Dear Sugar’s Advice on Life and Love

Dear Sugar,
WTF, WTF, WTF?
I’m asking this question as it applies to everything every day.
Best,
WTF

This is the letter that launched the “Dear Sugar” advice column on TheRumpus.net as something new and different. In an uncharacteristic style for an advice column, Sugar begins with deep personal sharing and “radical empathy.” She walks right next to her reader and carries them through with the strength of vulnerability, shared experience, and empathy. Her columns tell the reader: “You are not alone. I’ve been there. And you can survive too because you are an amazing and beautiful.” The columns will move you to tears if you let them with their honesty, empathy, and beauty.

To answer this reader, she shares one of her deepest childhood traumas and how she reckons with the memory of it. This is my f*ck, she says. (WARNING: It is pretty explicit. You can read the full advice column yourself.) She ends her response to WTF with this piece of hope:

That question does not apply “to everything every day.” If it does, you’re wasting your life. If it does, you’re a lazy coward, and you are not a lazy coward.
Ask better questions, sweet pea. The f*ck is your life. Answer it.

Who is Sugar?

“Dear Sugar” is an anonymous advice column that is now retired. Her identity was later released to the world as Cheryl Strayed, author of the memoir, Wild: From Lost to Found on the Pacific Crest Trail. The “Dear Sugar” columns have been collected and organized in the book, Tiny Beautiful Things: Advice on Love and Life from Dear Sugar. You can also find most of the columns online in their original form on TheRumpus.net.

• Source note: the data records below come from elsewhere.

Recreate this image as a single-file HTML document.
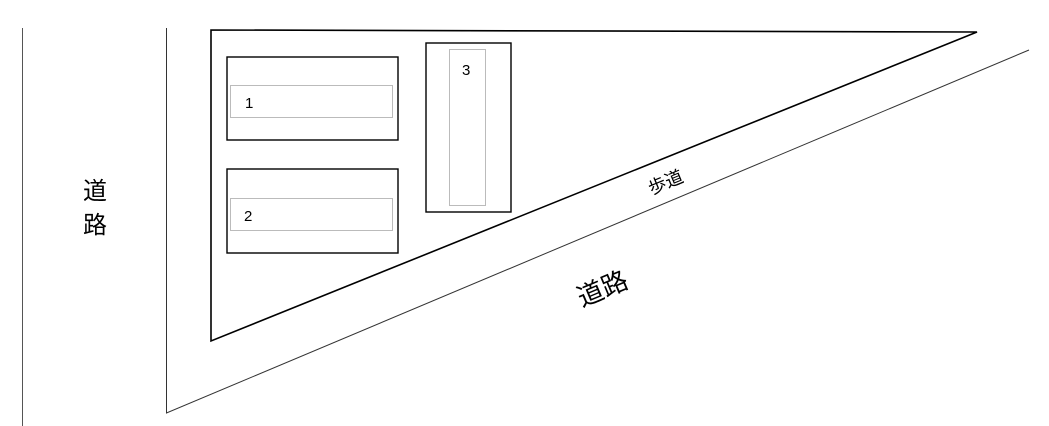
<!DOCTYPE html>
<html><head><meta charset="utf-8"><style>
body{margin:0;background:#fff;width:1049px;height:426px;overflow:hidden}
svg{display:block}
text{font-family:"Liberation Sans","Noto Sans CJK JP",sans-serif;fill:#000}
</style></head><body>
<svg width="1049" height="426" xmlns="http://www.w3.org/2000/svg">
<line x1="22.5" y1="28" x2="22.5" y2="426" stroke="#555" stroke-width="1"/>
<polyline points="166.5,28 166.5,413 1029,50" fill="none" stroke="#333" stroke-width="1"/>
<polygon points="211,30 977,32 211,341" fill="none" stroke="#000" stroke-width="1.6"/>
<rect x="227" y="57" width="171" height="83" fill="none" stroke="#000" stroke-width="1.4"/>
<rect x="230.5" y="85.5" width="162" height="32" fill="none" stroke="#bbb" stroke-width="1"/>
<text x="245" y="108" font-size="15">1</text>
<rect x="227" y="169" width="171" height="84" fill="none" stroke="#000" stroke-width="1.4"/>
<rect x="230.5" y="198.5" width="162" height="32" fill="none" stroke="#bbb" stroke-width="1"/>
<text x="244" y="221" font-size="15">2</text>
<rect x="426" y="43" width="85" height="169" fill="none" stroke="#000" stroke-width="1.4"/>
<rect x="449.5" y="49.5" width="36" height="156" fill="none" stroke="#bbb" stroke-width="1"/>
<text x="462" y="75" font-size="15">3</text>
<text x="95" y="199" font-size="24" text-anchor="middle">道</text>
<text x="95" y="233" font-size="24" text-anchor="middle">路</text>
<text x="0" y="0" font-size="18" text-anchor="middle" transform="translate(668,188) rotate(-22.5)">歩道</text>
<text x="0" y="0" font-size="26" text-anchor="middle" transform="translate(606,297) rotate(-22.8)">道路</text>
</svg>
</body></html>
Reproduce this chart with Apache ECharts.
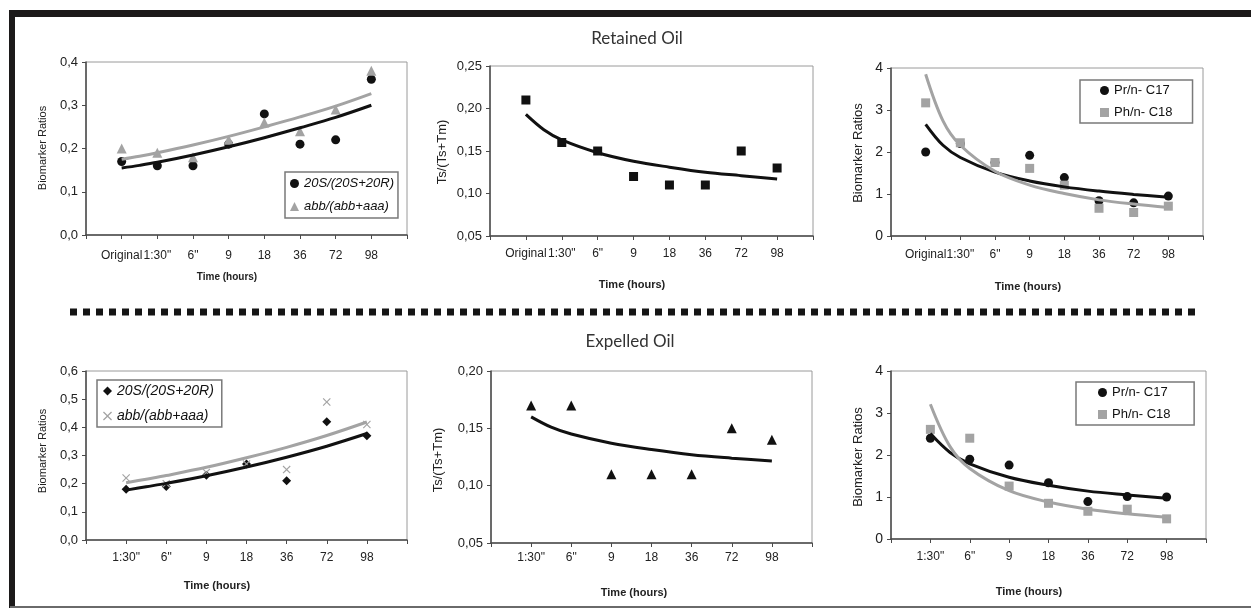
<!DOCTYPE html>
<html>
<head>
<meta charset="utf-8">
<script src="https://cdn.jsdelivr.net/npm/echarts@6/dist/echarts.min.js"></script>
<style>
  html, body { margin: 0; padding: 0; background: #fff; }
  #chart { width: 1251px; height: 609px; }
</style>
</head>
<body>
<div id="chart"></div>
<script>
// categories
const retainedTimes = ['Original', '1:30"', '6"', '9', '18', '36', '72', '98']
const expelledTimes = ['1:30"', '6"', '9', '18', '36', '72', '98']

// retained oil points
const retained20S = [0.17, 0.16, 0.16, 0.21, 0.28, 0.21, 0.22, 0.36]
const retainedAbb = [0.20, 0.19, 0.18, 0.22, 0.26, 0.24, 0.29, 0.38]
const retainedTs = [0.21, 0.16, 0.15, 0.12, 0.11, 0.11, 0.15, 0.13]
const retainedPr = [2.0, 2.2, 1.75, 1.92, 1.39, 0.84, 0.79, 0.95]
const retainedPh = [3.17, 2.22, 1.75, 1.61, 1.21, 0.66, 0.56, 0.71]

// expelled oil points
const expelled20S = [0.18, 0.19, 0.23, 0.27, 0.21, 0.42, 0.37]
const expelledAbb = [0.22, 0.20, 0.24, 0.27, 0.25, 0.49, 0.41]
const expelledTs = [0.17, 0.17, 0.11, 0.11, 0.11, 0.15, 0.14]
const expelledPr = [2.40, 1.90, 1.76, 1.34, 0.89, 1.01, 1.00]
const expelledPh = [2.61, 2.40, 1.26, 0.85, 0.66, 0.71, 0.48]

// trend lines at these positions
const trendPosRetained = [1, 1.5, 2, 3, 4, 5, 6, 7, 8]
const trendPosExpelled = [1, 1.5, 2, 3, 4, 5, 6, 7]
const trendRet20S = [0.155, 0.161, 0.168, 0.185, 0.204, 0.225, 0.248, 0.272, 0.300]
const trendRetAbb = [0.175, 0.182, 0.190, 0.208, 0.228, 0.250, 0.273, 0.298, 0.327]
const trendRetTs = [0.193, 0.175, 0.163, 0.148, 0.138, 0.131, 0.125, 0.121, 0.117]
const trendRetPr = [2.66, 2.16, 1.87, 1.52, 1.31, 1.17, 1.07, 0.99, 0.92]
const trendRetPh = [3.85, 2.74, 2.16, 1.54, 1.21, 1.01, 0.86, 0.76, 0.68]
const trendExp20S = [0.177, 0.189, 0.201, 0.228, 0.259, 0.294, 0.333, 0.378]
const trendExpAbb = [0.203, 0.216, 0.229, 0.258, 0.292, 0.329, 0.371, 0.419]
const trendExpTs = [0.160, 0.151, 0.145, 0.137, 0.1315, 0.127, 0.124, 0.1215]
const trendExpPr = [2.51, 2.06, 1.79, 1.47, 1.28, 1.14, 1.05, 0.97]
const trendExpPh = [3.21, 2.20, 1.68, 1.15, 0.88, 0.71, 0.60, 0.52]

const FONT = '"Liberation Sans", Arial, sans-serif'
const BLACK = '#111111'
const GRAY = '#a3a3a3'
const CROSS = 'path://M0,1L1,0L5,4L9,0L10,1L6,5L10,9L9,10L5,6L1,10L0,9L4,5Z'

// grid boxes [left, top, width, height]
const boxes = [
  [86, 62, 321, 173],
  [490, 66, 323, 170],
  [891, 68, 312, 168],
  [86, 371, 321, 169],
  [491, 371, 321, 172],
  [891, 371, 315, 168]
]

const grids = boxes.map(b => ({
  left: b[0], top: b[1], width: b[2], height: b[3],
  show: true, borderColor: '#9a9a9a', borderWidth: 1,
  containLabel: false, outerBoundsMode: 'none'
}))

function xAxisFor (i, labels, size, margin) {
  return {
    type: 'value', gridIndex: i, min: 0, max: labels.length + 1, interval: 1,
    axisLine: { show: true, onZero: false, lineStyle: { color: '#4a4a4a', width: 1.5 } },
    axisTick: { show: true, length: 4, lineStyle: { color: '#4a4a4a' } },
    splitLine: { show: false },
    axisLabel: {
      margin: margin, fontSize: size, color: '#222', fontFamily: FONT,
      formatter: v => labels[v - 1] || ''
    }
  }
}

function yAxisFor (i, min, max, step, digits, size) {
  return {
    type: 'value', gridIndex: i, min: min, max: max, interval: step,
    axisLine: { show: true, lineStyle: { color: '#4a4a4a', width: 1.5 } },
    axisTick: { show: true, length: 4, lineStyle: { color: '#4a4a4a' } },
    splitLine: { show: false },
    axisLabel: {
      margin: 8, fontSize: size, color: '#222', fontFamily: FONT,
      formatter: v => v.toFixed(digits).replace('.', ',')
    }
  }
}

function points (name, i, values, symbol, color, size) {
  return {
    name: name, type: 'scatter', xAxisIndex: i, yAxisIndex: i,
    symbol: symbol, symbolSize: size,
    itemStyle: { color: color, opacity: 1 },
    data: values.map((v, k) => [k + 1, v])
  }
}

function trend (i, pos, values, color) {
  return {
    name: 'trend' + i + color, type: 'line', xAxisIndex: i, yAxisIndex: i,
    showSymbol: false, smooth: 0.35, z: 3,
    lineStyle: { color: color, width: 3 },
    data: values.map((v, k) => [pos[k], v])
  }
}

function legendAt (left, top, gap, pad, size, items, italic) {
  return {
    left: left, top: top, orient: 'vertical',
    borderColor: '#7a7a7a', borderWidth: 1.5, borderRadius: 0,
    padding: pad, itemGap: gap, itemWidth: 9, itemHeight: 9,
    textStyle: { fontSize: size, color: '#111', fontFamily: FONT, fontStyle: italic ? 'italic' : 'normal' },
    selectedMode: false,
    data: items
  }
}

function label (text, x, y, size, rotate, weight) {
  return {
    type: 'text', x: x, y: y, rotation: rotate ? Math.PI / 2 : 0,
    style: {
      text: text, fontSize: size, fontFamily: FONT, fill: '#222',
      fontWeight: weight || 'normal', align: 'center', verticalAlign: 'middle'
    }
  }
}

const chart = echarts.init(document.getElementById('chart'))

const option = {
  backgroundColor: '#ffffff',
  animation: false,
  grid: grids,
  xAxis: [
    xAxisFor(0, retainedTimes, 12, 15),
    xAxisFor(1, retainedTimes, 12, 12),
    xAxisFor(2, retainedTimes, 12, 13),
    xAxisFor(3, expelledTimes, 12, 12),
    xAxisFor(4, expelledTimes, 12, 9),
    xAxisFor(5, expelledTimes, 12, 12)
  ],
  yAxis: [
    yAxisFor(0, 0, 0.4, 0.1, 1, 13),
    yAxisFor(1, 0.05, 0.25, 0.05, 2, 13),
    yAxisFor(2, 0, 4, 1, 0, 14),
    yAxisFor(3, 0, 0.6, 0.1, 1, 13),
    yAxisFor(4, 0.05, 0.20, 0.05, 2, 13),
    yAxisFor(5, 0, 4, 1, 0, 14)
  ],
  legend: [
    legendAt(285, 172, 10, [5, 4, 5, 5], 13, [
      { name: '20S/(20S+20R)', icon: 'circle' },
      { name: 'abb/(abb+aaa)', icon: 'triangle' }
    ], true),
    legendAt(1080, 80, 9, [4, 20, 4, 20], 13, [
      { name: 'Pr/n- C17', icon: 'circle' },
      { name: 'Ph/n- C18', icon: 'rect' }
    ], false),
    legendAt(97, 380, 11, [4, 4, 4, 6], 14, [
      { name: '20S/(20S+20R) ', icon: 'diamond' },
      { name: 'abb/(abb+aaa) ', icon: CROSS }
    ], true),
    legendAt(1076, 382, 9, [4, 20, 4, 22], 13, [
      { name: 'Pr/n- C17 ', icon: 'circle' },
      { name: 'Ph/n- C18 ', icon: 'rect' }
    ], false)
  ],
  graphic: [
    // frame
    { type: 'rect', shape: { x: 10, y: 10, width: 1241, height: 7 }, style: { fill: '#1c1a1a' } },
    { type: 'rect', shape: { x: 9, y: 10, width: 6, height: 598 }, style: { fill: '#1c1a1a' } },
    { type: 'rect', shape: { x: 10, y: 606, width: 1241, height: 2 }, style: { fill: '#6a6a6a' } },
    // separator
    {
      type: 'line', shape: { x1: 70, y1: 312, x2: 1196, y2: 312 },
      style: { stroke: '#151515', lineWidth: 7, lineDash: [7, 6] }
    },
    // titles
    {
      type: 'text', x: 637, y: 39,
      style: { text: 'Retained Oil', fontSize: 17, fontFamily: 'Lato, sans-serif', fill: '#333', align: 'center', verticalAlign: 'middle' }
    },
    {
      type: 'text', x: 630, y: 342,
      style: { text: 'Expelled Oil', fontSize: 17, fontFamily: 'Lato, sans-serif', fill: '#333', align: 'center', verticalAlign: 'middle' }
    },
    // axis titles
    label('Biomarker Ratios', 43, 148, 11, true),
    label('Ts/(Ts+Tm)', 442, 152, 13, true),
    label('Biomarker Ratios', 858, 153, 13, true),
    label('Biomarker Ratios', 43, 451, 11, true),
    label('Ts/(Ts+Tm)', 438, 460, 13, true),
    label('Biomarker Ratios', 858, 457, 13, true),
    label('Time (hours)', 227, 277, 10, false, 'bold'),
    label('Time (hours)', 632, 285, 11, false, 'bold'),
    label('Time (hours)', 1028, 287, 11, false, 'bold'),
    label('Time (hours)', 217, 586, 11, false, 'bold'),
    label('Time (hours)', 634, 593, 11, false, 'bold'),
    label('Time (hours)', 1029, 592, 11, false, 'bold')
  ],
  series: [
    points('20S/(20S+20R)', 0, retained20S, 'circle', BLACK, 9),
    points('abb/(abb+aaa)', 0, retainedAbb, 'triangle', GRAY, 10),
    trend(0, trendPosRetained, trendRet20S, BLACK),
    trend(0, trendPosRetained, trendRetAbb, GRAY),

    points('Ts/(Ts+Tm) retained', 1, retainedTs, 'rect', BLACK, 9),
    trend(1, trendPosRetained, trendRetTs, BLACK),

    points('Pr/n- C17', 2, retainedPr, 'circle', BLACK, 9),
    points('Ph/n- C18', 2, retainedPh, 'rect', GRAY, 9),
    trend(2, trendPosRetained, trendRetPr, BLACK),
    trend(2, trendPosRetained, trendRetPh, GRAY),

    points('20S/(20S+20R) ', 3, expelled20S, 'diamond', BLACK, 9),
    points('abb/(abb+aaa) ', 3, expelledAbb, CROSS, GRAY, 8),
    trend(3, trendPosExpelled, trendExp20S, BLACK),
    trend(3, trendPosExpelled, trendExpAbb, GRAY),

    points('Ts/(Ts+Tm) expelled', 4, expelledTs, 'triangle', BLACK, 10),
    trend(4, trendPosExpelled, trendExpTs, BLACK),

    points('Pr/n- C17 ', 5, expelledPr, 'circle', BLACK, 9),
    points('Ph/n- C18 ', 5, expelledPh, 'rect', GRAY, 9),
    trend(5, trendPosExpelled, trendExpPr, BLACK),
    trend(5, trendPosExpelled, trendExpPh, GRAY)
  ]
}

chart.setOption(option)
</script>
</body>
</html>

In a culture where we do not connect deeply, Sugar connects deeply. She bares her soul to connect to the depth of the questioner, and to us, her readers. She penetrates into the armored loneliness of the modern world. Her columns tackle the deep questions of the human condition through the deeply personal stories of her readers and herself. She tackles grief and loss, relationship and breakup, love and belonging, and many other questions that we all ask at one point or another in our lives.

What is love?

The first question asked in the book:

… when is it right to take that big step and say I love you? And what is this “love” thing all about?

She begins her response from the depth of her experience:

Dear Johnny,

The last word my mother ever said to me was “love.” She was so sick and weak and out of her head she couldn’t muster the “I” or the “you,” but it didn’t matter. That puny word has the power to stand on its own….

She brings us into her life, and then she addresses the reader directly.

…. It is not so incomprehensible as you pretend, sweet pea. Love is the feeling we have for those we care deeply about and hold in high respect. It can be light as the hug we give a friend or heavy as the sacrifices we make for our children. It can be romantic, platonic, familial, fleeting, everlasting, conditional, unconditional, imbued with sorrow, stoked by sex, sullied by abuse, amplified by kindness, twisted by betrayal, deepened by time, darkened by difficulty, leavened by generosity, nourished by humor, and “loaded with promises and commitment” that we may or may not want to keep. The best thing that you can do with your life is to tackle the m*th*rf*ck*ng shit out of love.

…. You aren’t afraid of love. You’re afraid of all the junk that you’ve yoked to love. And you’ve convinced yourself that withholding one tiny word from the woman you think you love will shield you from that junk. But it won’t.

…. You get to define the terms of your life.

…. Practice saying the word “love” to the people you love so when it matters the most to say it, you will.

Read the full column online at TheRumpus.net.

The Book

Check out the beautifully organized book of the collected columns: Tiny Beautiful Things. I picked up a copy from the library to read on an airplane a few years ago on a random search for something to pass the time. Every now and then, I just go to a random section of the library that calls to me just to read something I would not normally pick up. I’ve run into some great books that way.  While this book at times enters a space that I would call sacred, just a warning that heart-opening “damp eyes” and “the sniffles” in a public airplane can be a little embarrassing.